Amardeep Khanna1,2,3, Nicole Cianci4, Husnain Abbas Shah4, Ashish Goel4, Asma Jebril4, Jessica Chauhan4, Michelle Pipe4, Shishir Shetty44,5, Christopher Weston5, Hema Venkataraman4, Stacey Smith4, Suzanne Vickrage4, Joanne Kemp-Blake4 & Tahir Shah4


1Institute of Liver Sciences, Kings College Hospital, London, UK; 2Liver Unit, Queen Elizabeth Hospital, Birmingham, UK; 3Institute of Cellular Medicine, Newcastle University, Newcastle upon Tyne, UK; 4University Hospitals Birmingham, Birmingham, UK; 5Institute of Immunology and Immunotherapy, Birmingham University, Birmingham, UK


Carcinoid syndrome occurs in 20% patients, presenting with flushing, abdominal pain, diarrhoea, and wheeze and can be challenging to manage. The standard of care for carcinoid syndrome is somatostatin analogues (SSAs) with add-on Creon, codeine and loperamide therapy. Nonetheless, half of patients experience debilitating diarrhoea. Telotristat-ethyl is a peripheral tryptophan-hydroxylase inhibitor approved for treatment of diarrhoea, supported by Phase 3 clinical trials but lacking in real-world data.

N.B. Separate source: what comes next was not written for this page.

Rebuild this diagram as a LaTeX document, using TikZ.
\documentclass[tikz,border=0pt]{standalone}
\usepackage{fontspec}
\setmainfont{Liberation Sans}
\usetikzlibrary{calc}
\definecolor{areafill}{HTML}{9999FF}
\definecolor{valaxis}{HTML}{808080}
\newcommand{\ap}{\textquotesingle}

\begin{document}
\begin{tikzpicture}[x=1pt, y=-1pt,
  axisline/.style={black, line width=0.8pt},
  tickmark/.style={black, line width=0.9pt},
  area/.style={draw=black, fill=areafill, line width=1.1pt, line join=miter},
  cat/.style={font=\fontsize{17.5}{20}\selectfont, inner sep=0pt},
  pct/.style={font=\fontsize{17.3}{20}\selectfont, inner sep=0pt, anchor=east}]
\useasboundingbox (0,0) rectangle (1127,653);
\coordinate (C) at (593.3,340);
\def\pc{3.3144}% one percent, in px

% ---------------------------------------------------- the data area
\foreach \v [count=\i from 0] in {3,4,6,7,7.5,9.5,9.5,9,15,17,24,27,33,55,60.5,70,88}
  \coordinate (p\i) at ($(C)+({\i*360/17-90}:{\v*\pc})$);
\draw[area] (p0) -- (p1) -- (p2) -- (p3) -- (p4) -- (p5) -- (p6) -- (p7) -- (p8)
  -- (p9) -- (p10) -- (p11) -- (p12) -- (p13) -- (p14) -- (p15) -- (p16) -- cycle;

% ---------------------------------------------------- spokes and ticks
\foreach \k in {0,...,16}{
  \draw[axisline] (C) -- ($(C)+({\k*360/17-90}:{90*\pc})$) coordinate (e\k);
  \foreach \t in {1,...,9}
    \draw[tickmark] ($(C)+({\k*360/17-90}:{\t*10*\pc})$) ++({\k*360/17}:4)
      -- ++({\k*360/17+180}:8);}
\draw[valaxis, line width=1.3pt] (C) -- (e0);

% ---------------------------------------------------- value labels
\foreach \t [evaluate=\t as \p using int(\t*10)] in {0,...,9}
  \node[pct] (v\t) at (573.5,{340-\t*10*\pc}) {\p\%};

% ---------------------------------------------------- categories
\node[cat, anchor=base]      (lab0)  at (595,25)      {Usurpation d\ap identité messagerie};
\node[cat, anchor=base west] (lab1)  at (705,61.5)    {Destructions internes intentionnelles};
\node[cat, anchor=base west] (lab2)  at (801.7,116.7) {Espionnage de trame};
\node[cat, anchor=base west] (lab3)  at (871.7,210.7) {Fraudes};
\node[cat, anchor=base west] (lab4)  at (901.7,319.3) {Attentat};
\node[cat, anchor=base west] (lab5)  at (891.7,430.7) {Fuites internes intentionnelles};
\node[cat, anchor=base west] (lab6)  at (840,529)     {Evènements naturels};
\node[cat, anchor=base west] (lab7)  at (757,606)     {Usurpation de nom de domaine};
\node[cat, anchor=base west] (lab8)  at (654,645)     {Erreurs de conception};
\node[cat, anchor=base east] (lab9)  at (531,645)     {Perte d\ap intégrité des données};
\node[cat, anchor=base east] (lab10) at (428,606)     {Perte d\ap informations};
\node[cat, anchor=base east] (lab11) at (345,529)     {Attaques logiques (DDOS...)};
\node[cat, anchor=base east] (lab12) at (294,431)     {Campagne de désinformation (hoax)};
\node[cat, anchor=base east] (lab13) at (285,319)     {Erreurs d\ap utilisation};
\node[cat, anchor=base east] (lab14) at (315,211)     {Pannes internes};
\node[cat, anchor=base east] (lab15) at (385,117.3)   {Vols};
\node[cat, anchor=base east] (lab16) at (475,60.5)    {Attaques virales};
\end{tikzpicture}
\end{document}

Here we present our experience on effectiveness of Telotristat on carcinoid diarrhoea in the largest cohort of patients outside a clinical trial. The primary outcome was reduction in stool frequency (number/day) of >30%, as defined in most studies. Data was collected retrospectively from an electronic database. We included 31 patients (25M, 6F; Median age 69 (45–85) years) {study group} on Telotristat and 10 patients on maximum dose of 2 weekly SSAs but no Telotristat (6M, 4F; Median age 67 (49–79) years) {control group}. The mean (range) duration of treatment in each group was 258 (15–479) and 689 (219–1446) days, respectively. Primary end-point was achieved in 82% (23/28) patients on Telotristat with median-percentage reduction stool frequency of 60% (IQR 50–69), compared to 28% (2/7) (22 (-30 to 55)%) in the control group, (OR-11, 95% CI 1.71–77.1). The pre and post values were compared by Wilcoxon signed rank test. There was a statistically significant change in pre and post stool frequency in Telotristat group {5(3–60) to 2(1–2.5), P<0.01}. A significant reduction in Urinary 5-hydroxyindoleacetic acid (5-HIAA) was noted in the Telotristat group (n=28) {740 (342–1462) to 334 (125–709) μmol/24 h, P<0.001}. Interestingly, change in stool frequency did not correlate with delta HIAA (ρ:027, P=0.2). The delta change in stool frequency between the two groups was significant (P=0.04). No significant difference (P=0.185 (Fisher’s exact test)} in mortality was seen between Telotristat {16% (5/31)} and the control group {40% (4/10)}. One patient discontinued Telotristat due to mood changes, which reversed after stopping the drug. In conclusion, our real-world study supports the effectiveness and safety of Telotristat to treat carcinoid diarrhoea in patients not responsive to SSA.